The Bill implements the commitment in pillar 4 of Rebuilding Ireland to bring forward legislation to amend the Residential Tenancies Acts for early enactment. One of the most significant proposals to be introduced in the Bill is to be found in section 30, which provides that where a landlord proposes to sell five or more units within a single multi-unit development at the same time, the sale will be subject to the existing tenants remaining in situ. The purpose of this amendment is to prevent a future recurrence of situations where large numbers of residents in a single development have had their tenancies terminated simultaneously. This amendment was the subject of much debate in the Seanad and the original figure of 20 dwellings was reduced to five on foot of a Report Stage amendment tabled by the Opposition. I am in the process of taking advice on this change and may need to come back to the House on it if it makes sense to do so. I do not believe we should try to bring small landlords into this category because we will disincentivise people from remaining in the landlord market if we do so. That is why we had suggested, in the changes proposed, that the figure should be ten rather than five, but we can discuss that on Committee and Report Stages.
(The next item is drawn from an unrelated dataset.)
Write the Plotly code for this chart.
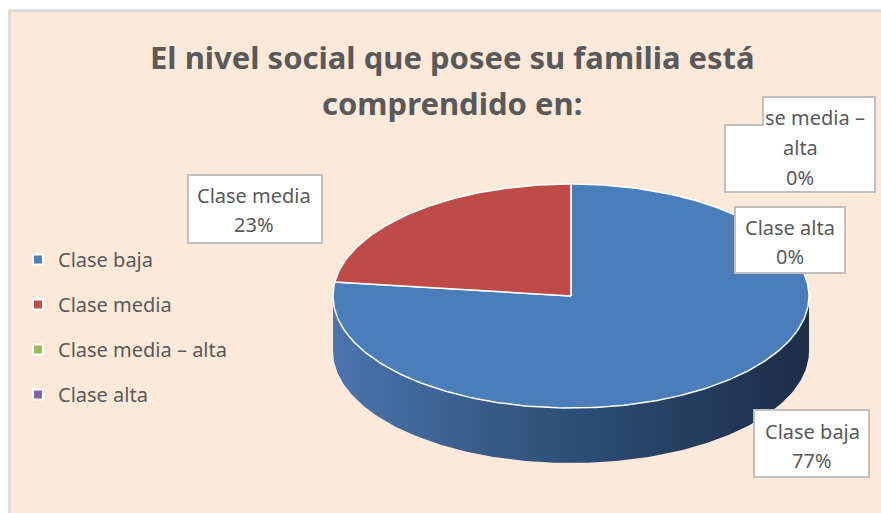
import numpy as np
import plotly.graph_objects as go

# data
categories = ["Clase baja", "Clase media", "Clase media – alta", "Clase alta"]
percent = [77, 23, 0, 0]
title_lines = ["El nivel social que posee su familia está", "comprendido en:"]

# styles
top_colors = ["#4A7EBB", "#BE4B48", "#9BBB59", "#8064A2"]
legend_colors = ["#4F81BD", "#C0504D", "#9BBB59", "#8064A2"]
side_scales = [
    [[0, "#4B75AD"], [0.45, "#30527C"], [1, "#1C2D47"]],
    [[0, "#B04541"], [1, "#6A2523"]],
    [[0, "#8DAA50"], [1, "#55672E"]],
    [[0, "#745A94"], [1, "#443559"]],
]
text_color = "#595959"
font = "Noto Sans"

W, H = 881, 513
# pie geometry (pixels)
cx, cy, rx, ry, depth = 571, 296, 238, 112, 55


def arc(a0, a1, yoff=0.0):
    n = max(2, int(abs(a1 - a0)) + 1)
    t = np.radians(np.linspace(a0, a1, n))
    return cx + rx * np.sin(t), cy + yoff - ry * np.cos(t)


fig = go.Figure()

ends = np.cumsum(percent) / sum(percent) * 360
starts = np.concatenate([[0], ends[:-1]])

# side walls (only the front half is visible)
for i, cat in enumerate(categories):
    lo, hi = max(starts[i], 90), min(ends[i], 270)
    if hi <= lo:
        continue
    x1, y1 = arc(lo, hi)
    x2, y2 = arc(hi, lo, depth)
    fig.add_trace(go.Scatter(
        x=np.concatenate([x1, x2]), y=np.concatenate([y1, y2]),
        mode="lines", fill="toself", line=dict(width=0, color=side_scales[i][-1][1]),
        fillgradient=dict(type="horizontal", colorscale=side_scales[i]),
        hoverinfo="skip", showlegend=False))

# top face wedges
for i, cat in enumerate(categories):
    if ends[i] - starts[i] <= 0:
        continue
    ax, ay = arc(starts[i], ends[i])
    fig.add_trace(go.Scatter(
        x=np.concatenate([[cx], ax, [cx]]), y=np.concatenate([[cy], ay, [cy]]),
        mode="lines", fill="toself", fillcolor=top_colors[i],
        line=dict(color="white", width=1.5),
        name=cat, text=f"{cat}: {percent[i]}%", hoverinfo="text", showlegend=False))

# legend entries
for i, cat in enumerate(categories):
    fig.add_trace(go.Scatter(
        x=[None], y=[None], mode="markers", name=cat, legendgroup=cat,
        marker=dict(symbol="square", size=10, color=legend_colors[i],
                    line=dict(color="white", width=2))))

# data labels: box (x0, y0, x1, y1), text centre x, first line y
label_boxes = {
    "Clase baja": (754, 410, 869, 477, 812, 431),
    "Clase media": (188, 175, 322, 243, 254, 195),
    "Clase alta": (735, 207, 845, 273, 790, 227),
}
shapes = [dict(type="rect", xref="x", yref="y", x0=9.5, y0=10.5, x1=W + 5, y1=H + 5,
               fillcolor="#FDE9D9", line=dict(color="#D9D9D9", width=2.5), layer="below")]
annotations = []
lab_font = dict(family=font, size=20, color=text_color)
for i, cat in enumerate(categories):
    if cat not in label_boxes:
        continue
    x0, y0, x1, y1, tx, ty = label_boxes[cat]
    shapes.append(dict(type="rect", xref="x", yref="y", x0=x0, y0=y0, x1=x1, y1=y1,
                       fillcolor="white", line=dict(color="#BFBFBF", width=2), layer="above"))
    for k, line in enumerate([cat, f"{percent[i]}%"]):
        annotations.append(dict(x=tx, y=ty + k * 29, xref="x", yref="y", text=line,
                                showarrow=False, font=lab_font))

# the clipped "Clase media – alta" label
shapes.append(dict(type="path", xref="x", yref="y",
                   path="M 763 97 L 875 97 L 875 192 L 725 192 L 725 125 L 763 125 Z",
                   fillcolor="white", line=dict(color="#BFBFBF", width=2), layer="above"))
for line, tx, ty in [("se media –", 815, 117), ("alta", 800, 147), (f"{percent[2]}%", 800, 177)]:
    annotations.append(dict(x=tx, y=ty, xref="x", yref="y", text=line, showarrow=False,
                            font=lab_font))

for k, line in enumerate(title_lines):
    annotations.append(dict(x=452, y=57 + k * 46, xref="x", yref="y", text=f"<b>{line}</b>",
                            showarrow=False, font=dict(family=font, size=31, color=text_color)))

fig.update_layout(
    width=W, height=H, margin=dict(l=0, r=0, t=0, b=0),
    paper_bgcolor="white", plot_bgcolor="rgba(0,0,0,0)",
    xaxis=dict(range=[0, W], visible=False, fixedrange=True),
    yaxis=dict(range=[H, 0], visible=False, fixedrange=True),
    shapes=shapes, annotations=annotations,
    legend=dict(x=18 / W, y=1 - 240 / H, xanchor="left", yanchor="top",
                font=dict(family=font, size=20, color=text_color),
                bgcolor="rgba(0,0,0,0)", traceorder="grouped", tracegroupgap=16),
)

# drop the default page margin so the figure fills the window exactly
fig.write_html("out.html", config={"displayModeBar": False},
               post_script="document.body.style.margin='0';")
Section 31 further improves security of tenure for tenants by providing for the abolition of a landlord's right, during the first six months of a further Part 4 tenancy, to terminate that tenancy on no stated grounds. This is an important amendment and one that has been welcomed both by those working with tenants and those working to prevent homelessness.

Sections 33 to 37, inclusive, provide for a number of other early actions which will enhance the Residential Tenancies Board's enforcement and dispute resolution powers, including accelerated dispute resolution timeframes.

As committed to in Rebuilding Ireland, the provisions in the Bill will be supplemented by a new rental strategy, which I intend to launch in the coming weeks with a view to delivering a mature and stable rental sector providing a true balance between the rights and responsibilities of landlords and tenants. The provisions in this Bill are a fundamental part of that overall process.